Date
Wednesday, October 15, 2025
Time
1:30 PM - 3:00 PM
Name
Local Leadership, Lasting Impact: How County Commissions Can Lead Child Trafficking Prevention
Track
Prevention
Ken Kilian Laura Henderson Meghna Manjith
Description

Human trafficking looks different in every community and to be effective local level responses must integrate an array of community sectors and key stakeholders. This panel will explore the critical role local county government can play in combatting child trafficking through community-anchored prevention efforts that rely on the expertise of local stakeholders including survivors and youth. Drawing from the work of the Pasco County Commission on Human Trafficking (PCCHT), this session will demonstrate how formalized local structures—particularly county commissions—can identify, elevate, support, and fund youth-centered and survivor-driven prevention campaigns.
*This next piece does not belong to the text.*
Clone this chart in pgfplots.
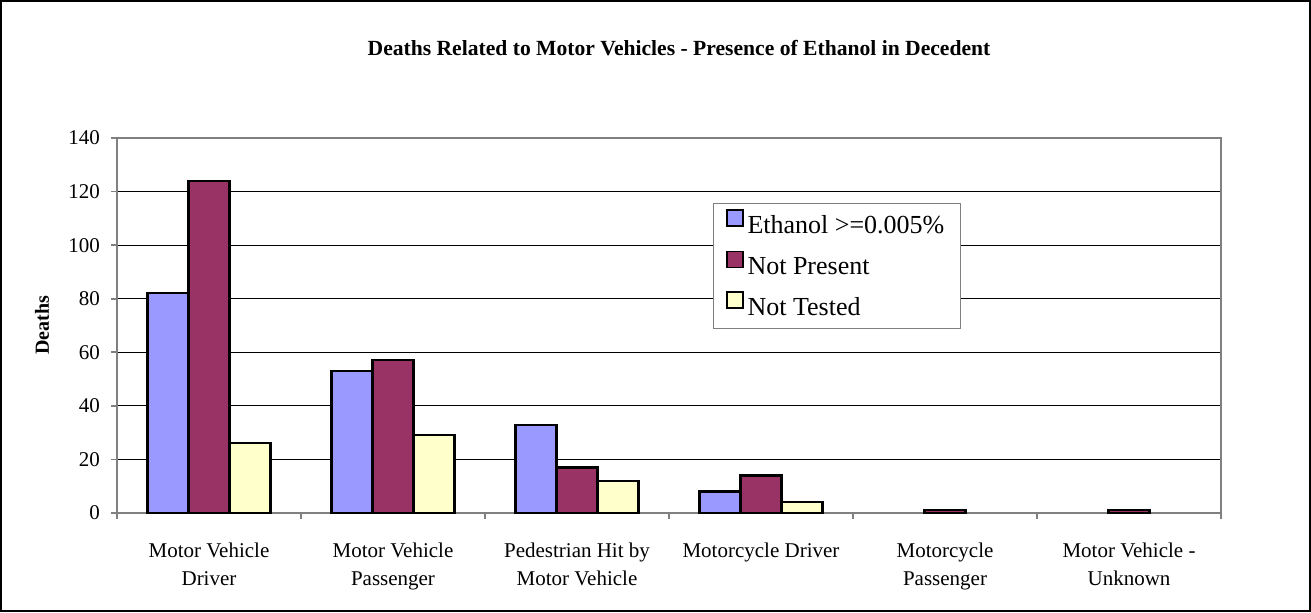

Presenters will walk attendees through successful initiatives launched under the PCCHT umbrella and hear directly from a youth representative about how the PCCHT supported her high school club’s efforts to educate their peers about the dangers of grooming. The PHCCHT’s survivor representative will share her role on the Commission, talk about the prevention initiatives she has led for the PHCCHT, and address the importance of integrating survivor voices to ensure that interventions were not only evidence-based but grounded in lived experience. Panelists will highlight how county commissions—unlike task forces or informal community collaboratives—can provide unique institutional support including: funding, access to decision makers and crucial resources, opportunities for strategic collaborations with other vested community partners not in the anti-trafficking space, policy influence, and long-term sustainability. The session will conclude with discussion on how other counties can replicate this model by leveraging cross-sector collaboration, local governance infrastructure, and survivor-informed practices to build a scalable and sustainable response to child trafficking in their communities. Local government officials, school district administrators, nonprofit leaders, law enforcement, child welfare professionals, and anti-trafficking advocates seeking to build infrastructure for community-led prevention efforts will benefit from attending this session.